The part where you agree is:
And the conclusion that AI safety people make is:
While your conclusion seems to be:
So, if you want to be a proper Popperian, you probably need to sit and wait until actual superintelligent machines are made and actually start doing horrible things, and then (assuming that you survive) you can collect and analyze examples of the horrible things happening, propose falsifiable hypotheses on how to avoid these specific horrible things happening again, do the proper experiments, measure the p-values, and publish in respected scientific journals. This is how respectable people would approach the problem.
The alternative is to do the parts that you can do now… and handwave the rest of it, hoping that later someone else will fill in the missing parts. For example, you can collect examples of surprising things that current (not superintelligent) machines are making when solving problems. And the handwavy part is ”...and now imagine this, but extrapolated for a superintelligence”.
Or you can make a guess about which mathematical problems may turn out to be relevant for AI safety (although you cannot be sure you guessed right), and then work on those mathematical problems rigorously. In which case the situation is like: “yeah, this math problem is solved okay from the scientific perspective, it’s just its relevance for AI safety that is dubious”.
I am not familiar with the AI safety research, so I cannot provide more information about it. But my impression is that it is similar to a combination of what I just described: examples of potential problems (with non-superintelligent machines), and mathematical details which may or may not be relevant.
The problem with “pop Popperianism” is that it describes what to do when you already have a scientific hypothesis fully formed. It does not concern itself with how to get to that point. Yes, the field of AI safety is currently mostly trying to get to that point. That is the inevitable first step.
Where is this quote from? I don’t see it in the article or in the author’s other contributions.
Sorry, I used the quote marks just as… brackets, kind of?
(Is that a too non-standard usage? What is the proper way to put a clearly separated group of words into a sentence, without making it seem like a quotation? Sometimes connecting-by-hyphens does the job, but it seems weird when the text gets longer.)
EDIT: Okay, replaced by actual brackets. Sorry for all the confusion I caused.
I expect most readers of your original comment indeed misinterpreted those quotes to be literal when they’re anything but. Maybe edit the original comment and add a bunch of “(to paraphrase)”s or “as I understand you”s?

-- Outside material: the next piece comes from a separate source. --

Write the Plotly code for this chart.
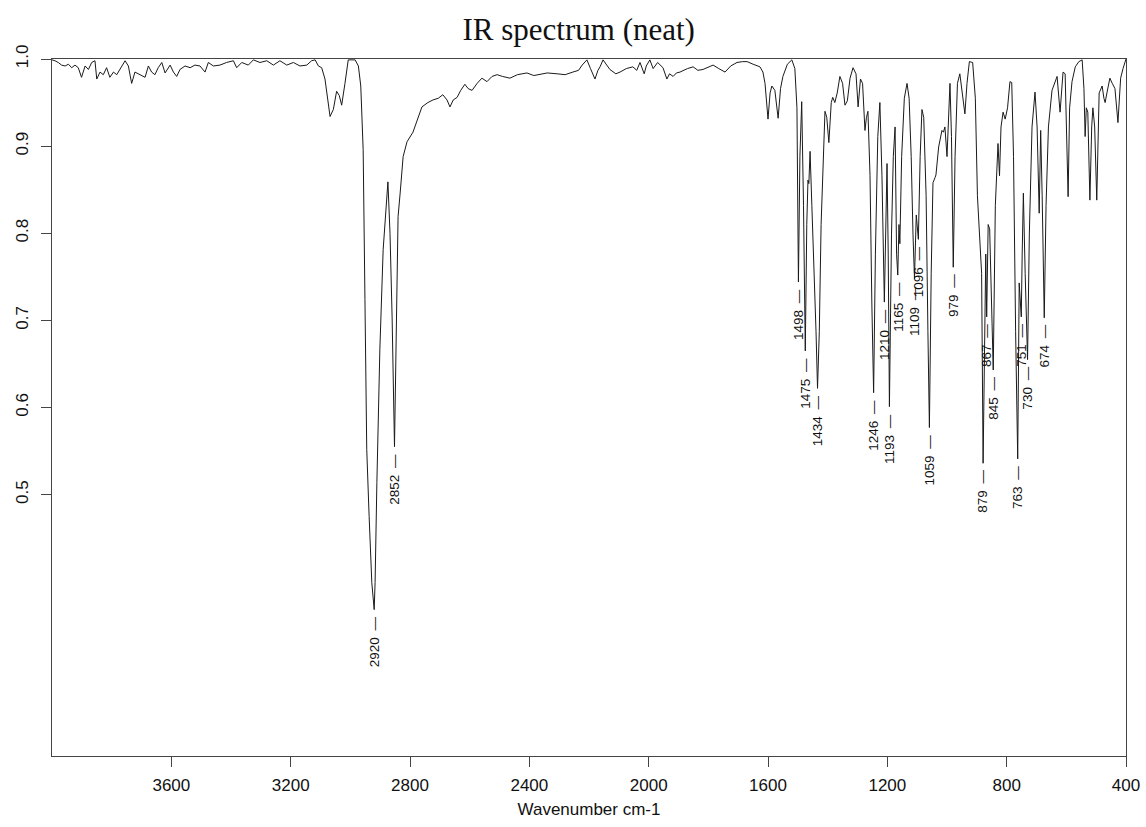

I think in this case brackets is pretty good. I agree with Martin that it’s good to avoid using quote marks when it might be mistaken for a literal quote.
FWIW, I have a tendency to do quote-grouping for ideas sometimes too, but it’s pretty tough to read unless your reader has a lot of understanding in what you’re doing. Although it’s both ugly and unclear, I prefer to use square brackets because people at least know that I’m doing something weird, though it still kinda looks like I’m [doing some weird paraphrasing thing].
I couldn’t click upvote hard enough. I’m always having this mental argument with hypothetical steelmanned opponents about stuff and AI Safety is sometimes one of the subjects. Now I’ve got a great piece of text to forward to these imaginary people I’m arguing with!
“pseudoscience” is a kind of word that is both too broad and loaded with too many negative connotations. It encompasses both (say) intelligent design with it’s desired results built-in and AI safety striving towards …something. The word doesn’t seem useful in determining which you should take seriously.
I feel like I’ve read a post before about distinguishing between insert-some-pseudoscience-poppycock-here, and a “pseudoscience” like AI safety. Or, someone should write that post!
Similar to how utility theory (from von Neumann and so on) is excellent science/mathematics despite our not being able to state what utility is. AI Alignment hopes to tell us how to align AI, not the target to aim for. Choosing the target is also a necessary task, but it’s not the focus of the field.
It is not a quote but a paraphrasing of what the OP might agree on about AI security.